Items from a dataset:
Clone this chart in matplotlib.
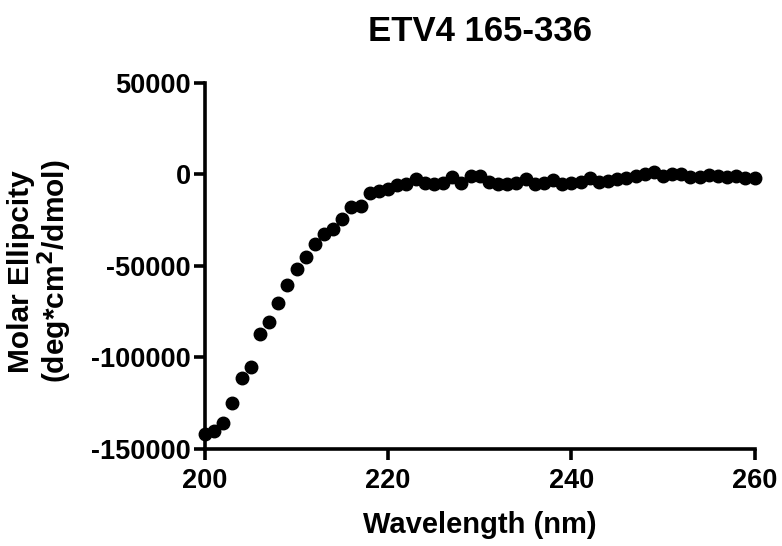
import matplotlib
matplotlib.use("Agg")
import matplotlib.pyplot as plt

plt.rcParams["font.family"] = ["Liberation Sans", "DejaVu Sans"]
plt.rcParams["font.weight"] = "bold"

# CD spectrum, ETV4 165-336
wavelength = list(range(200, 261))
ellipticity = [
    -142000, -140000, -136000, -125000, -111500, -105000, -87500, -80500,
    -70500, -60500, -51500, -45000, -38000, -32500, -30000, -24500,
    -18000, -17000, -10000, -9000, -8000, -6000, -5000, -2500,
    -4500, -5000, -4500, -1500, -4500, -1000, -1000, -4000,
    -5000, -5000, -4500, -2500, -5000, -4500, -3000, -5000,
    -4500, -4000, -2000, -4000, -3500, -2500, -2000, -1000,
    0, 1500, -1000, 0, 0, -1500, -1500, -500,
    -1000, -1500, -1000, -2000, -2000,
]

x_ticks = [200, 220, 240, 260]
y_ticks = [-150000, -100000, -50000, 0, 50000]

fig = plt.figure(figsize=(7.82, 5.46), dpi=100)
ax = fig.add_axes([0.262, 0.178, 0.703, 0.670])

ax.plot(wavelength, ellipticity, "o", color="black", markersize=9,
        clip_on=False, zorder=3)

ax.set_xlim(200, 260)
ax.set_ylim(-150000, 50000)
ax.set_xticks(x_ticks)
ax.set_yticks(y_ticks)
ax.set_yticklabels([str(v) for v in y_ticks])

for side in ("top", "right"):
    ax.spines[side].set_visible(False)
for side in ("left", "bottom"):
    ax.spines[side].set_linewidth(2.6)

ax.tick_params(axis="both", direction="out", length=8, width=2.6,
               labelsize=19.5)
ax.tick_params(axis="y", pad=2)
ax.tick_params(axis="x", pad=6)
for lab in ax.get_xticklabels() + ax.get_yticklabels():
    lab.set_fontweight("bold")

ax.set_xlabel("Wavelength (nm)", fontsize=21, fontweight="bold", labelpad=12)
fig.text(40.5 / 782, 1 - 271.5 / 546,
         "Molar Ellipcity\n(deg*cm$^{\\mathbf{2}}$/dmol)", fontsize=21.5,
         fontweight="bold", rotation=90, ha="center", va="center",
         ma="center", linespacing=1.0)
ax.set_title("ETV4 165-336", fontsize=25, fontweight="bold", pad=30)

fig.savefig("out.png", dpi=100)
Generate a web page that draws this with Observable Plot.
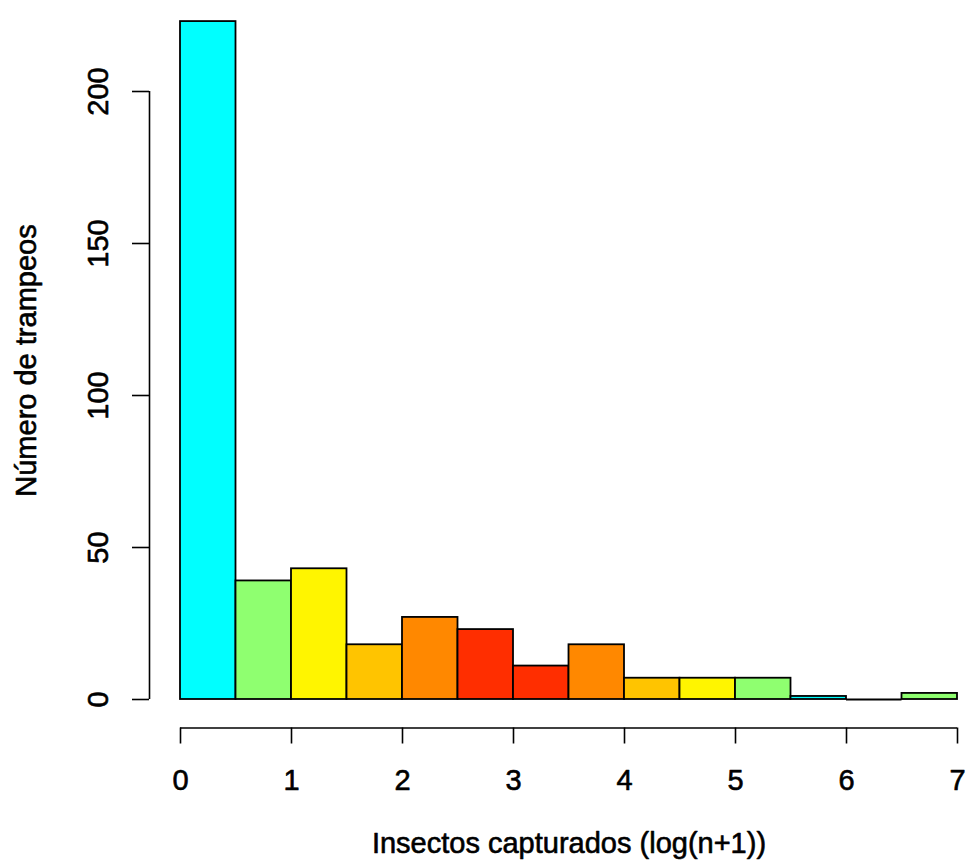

▸ **Job**
Ignore the images and quote every line of the listing exactly.

▸ **Written solution**
Clone this chart in matplotlib.
import matplotlib
matplotlib.use("Agg")
import matplotlib.pyplot as plt

plt.rcParams["font.family"] = ["Liberation Sans", "DejaVu Sans"]
plt.rcParams["font.weight"] = "bold"

# CD spectrum, ETV4 165-336
wavelength = list(range(200, 261))
ellipticity = [
    -142000, -140000, -136000, -125000, -111500, -105000, -87500, -80500,
    -70500, -60500, -51500, -45000, -38000, -32500, -30000, -24500,
    -18000, -17000, -10000, -9000, -8000, -6000, -5000, -2500,
    -4500, -5000, -4500, -1500, -4500, -1000, -1000, -4000,
    -5000, -5000, -4500, -2500, -5000, -4500, -3000, -5000,
    -4500, -4000, -2000, -4000, -3500, -2500, -2000, -1000,
    0, 1500, -1000, 0, 0, -1500, -1500, -500,
    -1000, -1500, -1000, -2000, -2000,
]

x_ticks = [200, 220, 240, 260]
y_ticks = [-150000, -100000, -50000, 0, 50000]

fig = plt.figure(figsize=(7.82, 5.46), dpi=100)
ax = fig.add_axes([0.262, 0.178, 0.703, 0.670])

ax.plot(wavelength, ellipticity, "o", color="black", markersize=9,
        clip_on=False, zorder=3)

ax.set_xlim(200, 260)
ax.set_ylim(-150000, 50000)
ax.set_xticks(x_ticks)
ax.set_yticks(y_ticks)
ax.set_yticklabels([str(v) for v in y_ticks])

for side in ("top", "right"):
    ax.spines[side].set_visible(False)
for side in ("left", "bottom"):
    ax.spines[side].set_linewidth(2.6)

ax.tick_params(axis="both", direction="out", length=8, width=2.6,
               labelsize=19.5)
ax.tick_params(axis="y", pad=2)
ax.tick_params(axis="x", pad=6)
for lab in ax.get_xticklabels() + ax.get_yticklabels():
    lab.set_fontweight("bold")

ax.set_xlabel("Wavelength (nm)", fontsize=21, fontweight="bold", labelpad=12)
fig.text(40.5 / 782, 1 - 271.5 / 546,
         "Molar Ellipcity\n(deg*cm$^{\\mathbf{2}}$/dmol)", fontsize=21.5,
         fontweight="bold", rotation=90, ha="center", va="center",
         ma="center", linespacing=1.0)
ax.set_title("ETV4 165-336", fontsize=25, fontweight="bold", pad=30)

fig.savefig("out.png", dpi=100)
Generate a web page that draws this with Observable Plot.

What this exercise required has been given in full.